┏━━
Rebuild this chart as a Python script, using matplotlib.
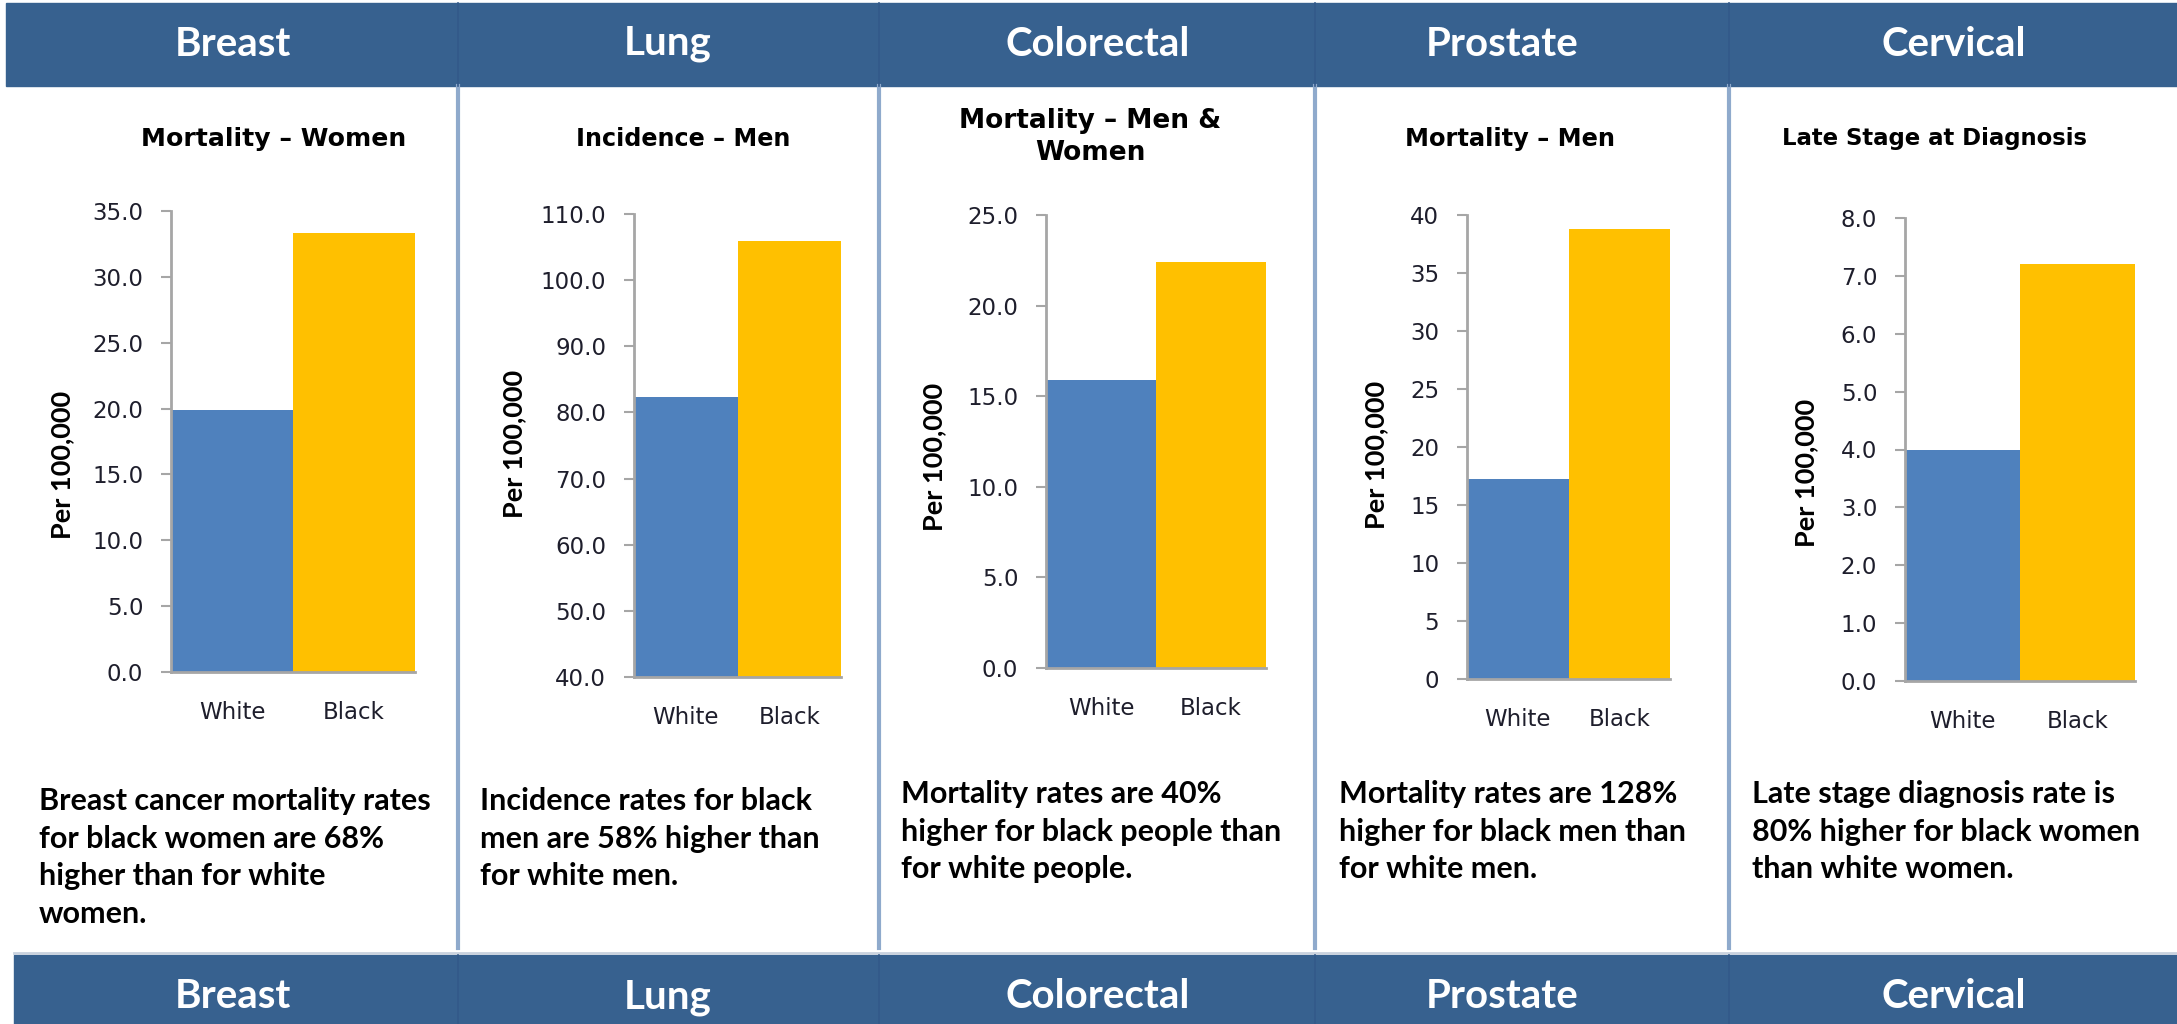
import matplotlib
matplotlib.use("Agg")
import matplotlib.pyplot as plt
from matplotlib import font_manager
from matplotlib.patches import Rectangle
from matplotlib.lines import Line2D

# --- data ---
cancers = ["Breast", "Lung", "Colorectal", "Prostate", "Cervical"]
groups = ["White", "Black"]
subtitles = ["Mortality – Women", "Incidence – Men", "Mortality – Men &\nWomen",
             "Mortality – Men", "Late Stage at Diagnosis"]
white_vals = [19.9, 82.3, 15.9, 17.2, 4.0]
black_vals = [33.3, 105.9, 22.4, 38.8, 7.2]
y_ranges = [(0, 35, 5), (40, 110, 10), (0, 25, 5), (0, 40, 5), (0, 8, 1)]
y_formats = ["{:.1f}", "{:.1f}", "{:.1f}", "{:.0f}", "{:.1f}"]
y_label = "Per 100,000"
notes = [
    ["Breast cancer mortality rates", "for black women are 68%", "higher than for white", "women."],
    ["Incidence rates for black", "men are 58% higher than", "for white men."],
    ["Mortality rates are 40%", "higher for black people than", "for white people."],
    ["Mortality rates are 128%", "higher for black men than", "for white men."],
    ["Late stage diagnosis rate is", "80% higher for black women", "than white women."],
]

# --- layout in pixels of the 2177x1024 canvas ---
W, H = 2177, 1024
col_edges = [6, 458, 879, 1315, 1729, 2177]
axes_px = [(171, 211, 415, 672), (634, 214, 841, 677), (1046, 215, 1266, 668),
           (1467, 215, 1670, 679), (1905, 218, 2135, 681)]
banner_x = [233, 668, 1098, 1502, 1954]
subtitle_xy = [(274, 139), (683, 139), (1090, 137), (1510, 139), (1935, 139)]
subtitle_w = [265, 214, 262, 211, 306]
ylabel_xy = [(62, 465), (514, 444), (934, 457), (1376, 455), (1806, 473)]
note_xy = [(39, 801), (480, 801), (901, 794), (1339, 794), (1752, 794)]
note_step = 37.7

BANNER = "#37618F"
BLUE = "#4F81BD"
GOLD = "#FFC000"
SEP = "#8FAACC"
AXIS = "#A6A6A6"
INK = "#1E1E2C"

names = {f.name for f in font_manager.fontManager.ttflist}
body_font = next((n for n in ["Liberation Sans Narrow", "Lato", "Open Sans"] if n in names), "DejaVu Sans")


def fx(x):
    return x / W


def fy(y):
    return 1 - y / H


fig = plt.figure(figsize=(W / 100, H / 100), dpi=100)
renderer = fig.canvas.get_renderer()


def fit(text, width, vertical=False, **kw):
    # font size at which the text spans the given number of pixels
    probe = fig.text(0, 0, text, fontsize=20, fontweight="bold",
                     rotation=90 if vertical else 0, **kw)
    bb = probe.get_window_extent(renderer)
    probe.remove()
    return 20 * width / (bb.height if vertical else bb.width)


banner_size = fit("Colorectal", 184, family=body_font)
note_size = fit(notes[0][0], 391, family=body_font)
ylab_size = fit(y_label, 150, vertical=True, family=body_font)

# banners
fig.add_artist(Rectangle((fx(6), fy(86)), fx(W) - fx(6), 83 / H,
                         transform=fig.transFigure, color=BANNER, zorder=0))
fig.add_artist(Line2D([fx(14), 1], [fy(953), fy(953)], transform=fig.transFigure,
                      color="#C9D2DE", lw=2))
fig.add_artist(Rectangle((fx(14), 0), 1 - fx(14), 69 / H,
                         transform=fig.transFigure, color=BANNER, zorder=0))

for x in col_edges[1:-1]:
    fig.add_artist(Line2D([fx(x), fx(x)], [fy(86), fy(948)], transform=fig.transFigure,
                          color=SEP, lw=3))
    for y0, y1 in [(3, 86), (955, 1024)]:
        fig.add_artist(Line2D([fx(x), fx(x)], [fy(y0), fy(y1)], transform=fig.transFigure,
                              color="#33598A", lw=1.2))

for i, name in enumerate(cancers):
    for yy in (44, 997):
        fig.text(fx(banner_x[i]), fy(yy), name, ha="center", va="center",
                 color="white", fontweight="bold", family=body_font, fontsize=banner_size)

for i in range(5):
    l, t, r, b = axes_px[i]
    ax = fig.add_axes([fx(l), fy(b), (r - l) / W, (b - t) / H])
    ax.bar([0, 1], [white_vals[i], black_vals[i]], width=1.0, color=[BLUE, GOLD], zorder=2)
    lo, hi, step = y_ranges[i]
    ticks = list(range(lo, hi + 1, step))
    ax.set_ylim(lo, hi)
    ax.set_yticks(ticks)
    ax.set_yticklabels([y_formats[i].format(v) for v in ticks])
    ax.set_xlim(-0.5, 1.5)
    ax.set_xticks([0, 1])
    ax.set_xticklabels(groups)
    for side in ["top", "right"]:
        ax.spines[side].set_visible(False)
    for side in ["left", "bottom"]:
        ax.spines[side].set_color(AXIS)
        ax.spines[side].set_linewidth(2)
    ax.tick_params(axis="y", direction="out", length=7, width=1.5, color=AXIS,
                   pad=13, labelsize=16.5, labelcolor=INK)
    ax.tick_params(axis="x", length=0, pad=21, labelsize=16.5, labelcolor=INK)
    ax.set_facecolor("none")

    sx, sy = subtitle_xy[i]
    size = fit(subtitles[i].split("\n")[0], subtitle_w[i])
    fig.text(fx(sx), fy(sy), subtitles[i], ha="center", va="center",
             fontweight="bold", color="black", fontsize=size, linespacing=1.3)

    yx, yy = ylabel_xy[i]
    fig.text(fx(yx), fy(yy), y_label, rotation=90, ha="center", va="center",
             fontweight="bold", family=body_font, fontsize=ylab_size, color="black")

    nx, ny = note_xy[i]
    for k, line in enumerate(notes[i]):
        fig.text(fx(nx), fy(ny + k * note_step), line, ha="left", va="center",
                 fontweight="bold", family=body_font, fontsize=note_size, color="black")

fig.savefig("out.png", dpi=100)
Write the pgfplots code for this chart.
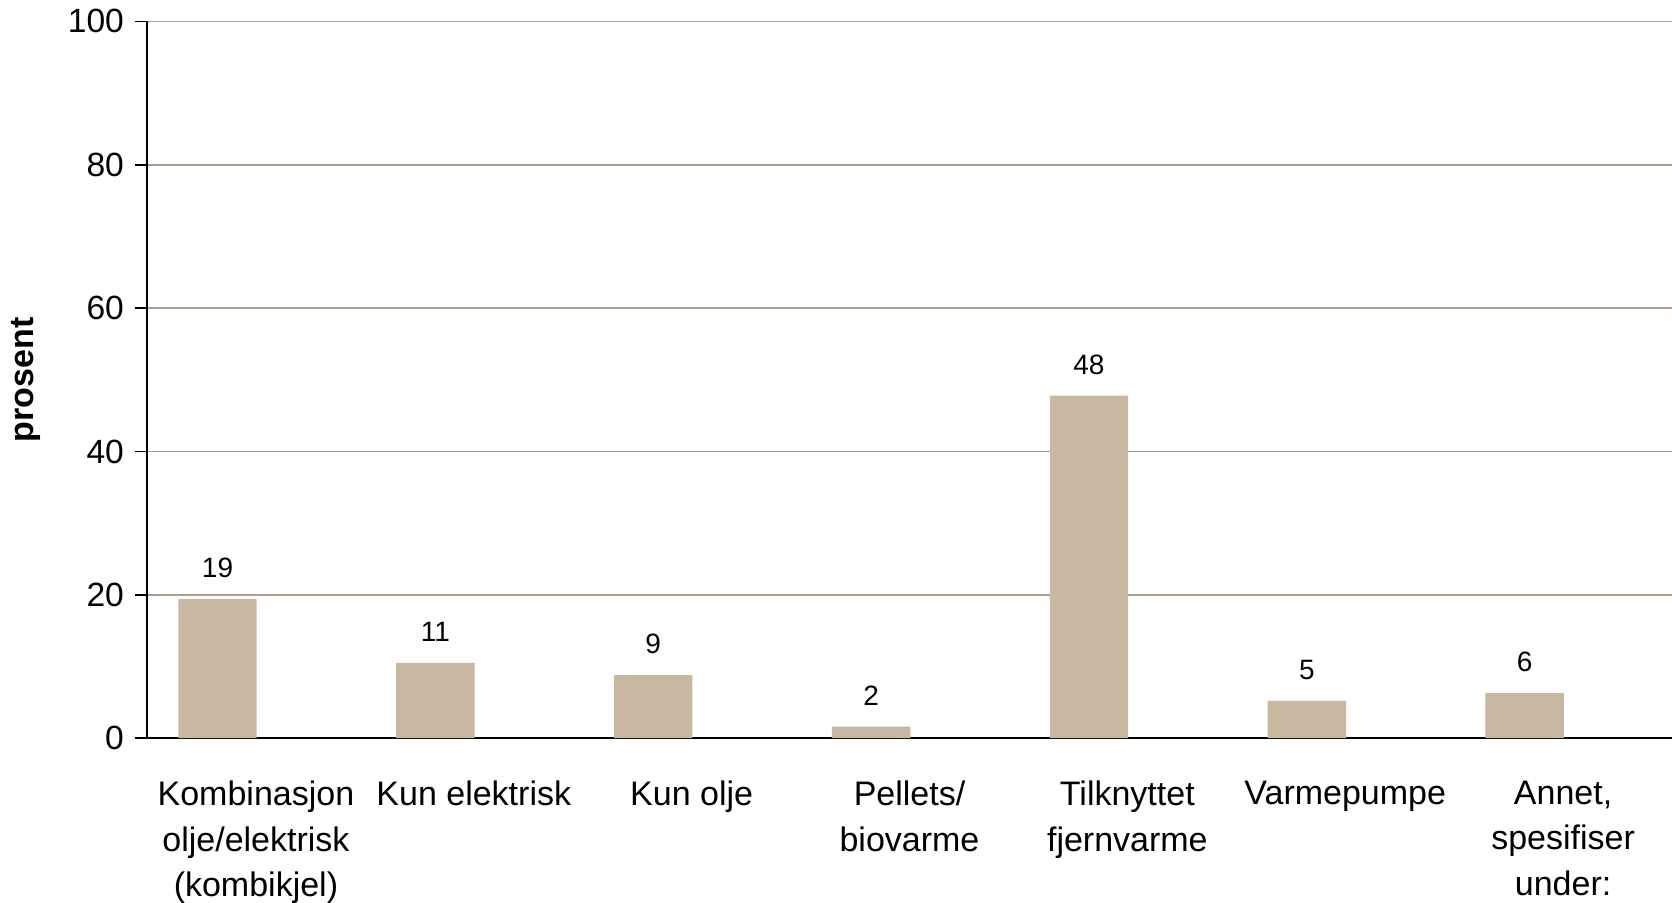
\documentclass[border=0pt]{standalone}
\usepackage{pgfplots}
\pgfplotsset{compat=1.18}
\usepackage{fontspec}
\setmainfont{Liberation Sans}
\definecolor{barc}{HTML}{C8B8A2}
\definecolor{gridc}{HTML}{AE9E90}
\begin{document}
\begin{tikzpicture}
\begin{axis}[
  name=ax,
  scale only axis,
  width=762.5pt, height=358.4pt,
  xmin=-0.5, xmax=6.5,
  ymin=0, ymax=100,
  ytick={0,20,40,60,80,100},
  axis x line*=bottom,
  axis y line*=left,
  axis line style={black, line width=0.8pt},
  ymajorgrids,
  major grid style={gridc, line width=0.8pt},
  tick align=outside,
  y tick style={black, line width=0.8pt},
  major tick length=6pt,
  /pgf/number format/assume math mode=true,
  yticklabel style={font=\fontsize{16.8}{18}\selectfont, xshift=-2pt},
  xtick={0,1,2,3,4,5,6},
  xticklabels={{Kombinasjon\\olje/elektrisk\\(kombikjel)}, {Kun elektrisk}, {Kun olje}, {Pellets/\\biovarme}, {Tilknyttet\\fjernvarme}, {Varmepumpe}, {Annet,\\spesifiser\\under:}},
  x tick style={draw=none},
  xticklabel style={font=\fontsize{17}{22.6}\selectfont, align=center, yshift=-12pt},
  extra x ticks={-0.5,0.5,1.5,2.5,3.5,4.5,5.5,6.5},
  extra x tick labels={},
  extra x tick style={tick style={draw=black!80, line width=0.8pt}, major tick length=6pt, grid=none},
  ylabel={\bfseries prosent},
  ylabel style={font=\fontsize{17}{20}\selectfont, at={([xshift=-60.5pt]axis description cs:0,0.5)}, anchor=center},
  ybar,
  bar width=0.36,
  bar shift=-19.2pt,
  nodes near coords,
  point meta=explicit symbolic,
  every node near coord/.append style={font=\fontsize{14}{16}\selectfont, black, yshift=7pt},
]
\addplot[fill=barc, draw=none] coordinates {
  (0,19.4) [19]
  (1,10.5) [11]
  (2,8.8) [9]
  (3,1.6) [2]
  (4,47.8) [48]
  (5,5.2) [5]
  (6,6.3) [6]
};
\end{axis}
\pgfresetboundingbox
\path[use as bounding box] ([xshift=-73.5pt,yshift=-82pt]ax.south west) rectangle ([yshift=10.7pt]ax.north east);
\end{tikzpicture}
\end{document}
┗━━
**THE EXERCISE**
Extract, word for word, each line from the top of the data down to and including the line with "from matplotlib.lines import Line2D"; skip the pictures.

**ANSWER TO THIS PROBLEM**
Rebuild this chart as a Python script, using matplotlib.
import matplotlib
matplotlib.use("Agg")
import matplotlib.pyplot as plt
from matplotlib import font_manager
from matplotlib.patches import Rectangle
from matplotlib.lines import Line2D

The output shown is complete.